● **WHAT YOU SHOULD DO**
Copy exactly the block of lines between the one containing "Reproduce this chart with Bokeh." and the one containing "epochs = list(range(100))", inclusive.

● **RECORDS FOR PROCESSING**

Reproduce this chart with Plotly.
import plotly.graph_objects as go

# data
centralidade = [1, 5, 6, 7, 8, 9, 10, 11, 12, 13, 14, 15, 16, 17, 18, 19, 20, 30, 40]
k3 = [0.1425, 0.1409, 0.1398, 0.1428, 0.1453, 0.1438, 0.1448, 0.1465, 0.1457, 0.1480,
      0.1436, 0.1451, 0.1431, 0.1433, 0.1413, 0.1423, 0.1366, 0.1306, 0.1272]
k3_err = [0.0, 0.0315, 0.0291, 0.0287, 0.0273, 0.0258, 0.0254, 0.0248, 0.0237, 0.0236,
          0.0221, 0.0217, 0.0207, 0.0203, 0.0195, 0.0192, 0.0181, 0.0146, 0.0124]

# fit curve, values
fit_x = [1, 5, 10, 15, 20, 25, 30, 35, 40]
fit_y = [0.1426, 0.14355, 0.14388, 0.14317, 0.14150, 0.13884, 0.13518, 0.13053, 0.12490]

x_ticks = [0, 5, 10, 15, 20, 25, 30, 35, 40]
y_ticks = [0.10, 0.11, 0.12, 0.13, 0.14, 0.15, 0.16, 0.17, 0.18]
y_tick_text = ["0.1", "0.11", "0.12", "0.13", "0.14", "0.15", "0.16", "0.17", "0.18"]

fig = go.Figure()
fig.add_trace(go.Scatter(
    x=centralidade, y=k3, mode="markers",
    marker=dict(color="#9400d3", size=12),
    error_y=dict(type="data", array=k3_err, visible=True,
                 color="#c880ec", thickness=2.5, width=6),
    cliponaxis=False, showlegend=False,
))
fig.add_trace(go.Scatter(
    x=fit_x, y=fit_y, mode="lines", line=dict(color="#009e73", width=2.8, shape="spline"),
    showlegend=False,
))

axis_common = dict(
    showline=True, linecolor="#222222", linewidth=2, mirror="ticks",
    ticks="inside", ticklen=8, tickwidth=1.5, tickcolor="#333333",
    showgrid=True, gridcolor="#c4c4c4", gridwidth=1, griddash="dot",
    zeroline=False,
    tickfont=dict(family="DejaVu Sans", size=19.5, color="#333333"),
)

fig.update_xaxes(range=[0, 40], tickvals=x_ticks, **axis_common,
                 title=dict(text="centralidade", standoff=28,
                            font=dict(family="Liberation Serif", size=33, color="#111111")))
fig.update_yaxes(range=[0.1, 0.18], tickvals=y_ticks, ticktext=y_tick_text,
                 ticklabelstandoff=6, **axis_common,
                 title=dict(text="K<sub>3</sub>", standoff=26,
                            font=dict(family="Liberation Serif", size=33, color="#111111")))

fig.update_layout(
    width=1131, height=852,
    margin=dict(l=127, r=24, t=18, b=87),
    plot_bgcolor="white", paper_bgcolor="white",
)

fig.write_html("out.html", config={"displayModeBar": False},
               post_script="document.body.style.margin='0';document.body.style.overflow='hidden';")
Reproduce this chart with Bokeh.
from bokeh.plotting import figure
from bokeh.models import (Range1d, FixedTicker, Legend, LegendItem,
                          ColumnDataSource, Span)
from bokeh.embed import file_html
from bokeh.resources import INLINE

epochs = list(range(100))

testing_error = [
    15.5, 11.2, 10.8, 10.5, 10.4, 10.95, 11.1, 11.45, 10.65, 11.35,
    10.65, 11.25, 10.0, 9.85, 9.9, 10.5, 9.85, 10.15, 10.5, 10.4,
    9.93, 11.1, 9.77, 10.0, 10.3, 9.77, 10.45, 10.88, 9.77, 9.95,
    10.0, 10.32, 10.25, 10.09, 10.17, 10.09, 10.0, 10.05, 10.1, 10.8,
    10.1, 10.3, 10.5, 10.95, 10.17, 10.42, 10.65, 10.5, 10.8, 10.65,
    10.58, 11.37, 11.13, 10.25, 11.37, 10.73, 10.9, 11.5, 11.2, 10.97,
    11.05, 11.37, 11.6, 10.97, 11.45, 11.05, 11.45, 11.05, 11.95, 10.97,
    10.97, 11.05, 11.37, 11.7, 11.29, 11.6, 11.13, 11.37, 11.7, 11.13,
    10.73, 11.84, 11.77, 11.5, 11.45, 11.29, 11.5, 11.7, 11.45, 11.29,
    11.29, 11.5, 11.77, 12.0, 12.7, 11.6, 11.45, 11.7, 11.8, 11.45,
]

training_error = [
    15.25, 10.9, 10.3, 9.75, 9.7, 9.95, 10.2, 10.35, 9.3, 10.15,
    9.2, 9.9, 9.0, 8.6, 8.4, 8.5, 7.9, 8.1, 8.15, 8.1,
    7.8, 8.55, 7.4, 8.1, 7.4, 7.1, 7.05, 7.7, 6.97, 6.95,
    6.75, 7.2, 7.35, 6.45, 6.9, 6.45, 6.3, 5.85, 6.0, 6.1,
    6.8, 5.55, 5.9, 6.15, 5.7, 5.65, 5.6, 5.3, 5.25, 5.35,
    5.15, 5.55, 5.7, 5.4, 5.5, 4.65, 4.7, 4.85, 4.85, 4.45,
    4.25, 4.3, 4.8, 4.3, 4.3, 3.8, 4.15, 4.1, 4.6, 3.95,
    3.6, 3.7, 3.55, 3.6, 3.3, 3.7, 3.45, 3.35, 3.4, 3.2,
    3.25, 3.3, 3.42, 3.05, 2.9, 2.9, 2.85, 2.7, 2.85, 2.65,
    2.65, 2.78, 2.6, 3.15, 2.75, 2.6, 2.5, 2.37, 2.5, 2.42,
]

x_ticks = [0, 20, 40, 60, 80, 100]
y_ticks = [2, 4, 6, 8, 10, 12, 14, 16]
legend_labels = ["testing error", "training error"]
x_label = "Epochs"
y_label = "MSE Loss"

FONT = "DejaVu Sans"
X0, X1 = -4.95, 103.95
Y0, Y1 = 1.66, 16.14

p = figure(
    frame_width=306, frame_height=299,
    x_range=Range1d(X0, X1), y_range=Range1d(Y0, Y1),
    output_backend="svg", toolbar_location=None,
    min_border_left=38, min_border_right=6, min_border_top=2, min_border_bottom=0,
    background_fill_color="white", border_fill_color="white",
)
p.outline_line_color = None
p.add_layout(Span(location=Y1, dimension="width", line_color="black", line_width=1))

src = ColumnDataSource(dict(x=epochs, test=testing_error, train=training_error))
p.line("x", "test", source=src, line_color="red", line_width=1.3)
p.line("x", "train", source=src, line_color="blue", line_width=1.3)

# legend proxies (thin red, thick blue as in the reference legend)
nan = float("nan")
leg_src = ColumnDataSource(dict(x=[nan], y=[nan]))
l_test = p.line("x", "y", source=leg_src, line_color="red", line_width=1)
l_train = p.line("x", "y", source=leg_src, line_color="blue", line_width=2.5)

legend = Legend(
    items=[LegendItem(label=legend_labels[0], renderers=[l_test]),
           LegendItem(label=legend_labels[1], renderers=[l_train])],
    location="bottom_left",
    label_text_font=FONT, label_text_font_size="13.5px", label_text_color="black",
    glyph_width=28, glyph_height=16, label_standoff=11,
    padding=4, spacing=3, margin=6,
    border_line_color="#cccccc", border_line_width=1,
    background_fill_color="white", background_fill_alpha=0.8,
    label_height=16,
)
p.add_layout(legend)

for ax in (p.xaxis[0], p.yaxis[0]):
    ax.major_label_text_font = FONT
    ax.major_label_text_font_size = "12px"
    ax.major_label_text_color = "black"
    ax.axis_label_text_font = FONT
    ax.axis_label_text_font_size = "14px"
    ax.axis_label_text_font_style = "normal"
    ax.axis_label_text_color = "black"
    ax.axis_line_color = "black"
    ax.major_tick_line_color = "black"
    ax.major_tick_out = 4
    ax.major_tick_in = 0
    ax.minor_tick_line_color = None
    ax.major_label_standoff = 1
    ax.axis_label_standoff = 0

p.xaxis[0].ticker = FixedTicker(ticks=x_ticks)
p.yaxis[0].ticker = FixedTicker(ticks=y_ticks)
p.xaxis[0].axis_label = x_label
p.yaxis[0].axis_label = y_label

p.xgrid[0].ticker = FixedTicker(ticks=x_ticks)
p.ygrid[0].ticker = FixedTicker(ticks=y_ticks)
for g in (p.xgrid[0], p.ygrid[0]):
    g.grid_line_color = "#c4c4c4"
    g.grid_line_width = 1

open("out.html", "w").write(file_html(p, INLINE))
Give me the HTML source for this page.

● **RESPONSE**
Reproduce this chart with Bokeh.
from bokeh.plotting import figure
from bokeh.models import (Range1d, FixedTicker, Legend, LegendItem,
                          ColumnDataSource, Span)
from bokeh.embed import file_html
from bokeh.resources import INLINE

epochs = list(range(100))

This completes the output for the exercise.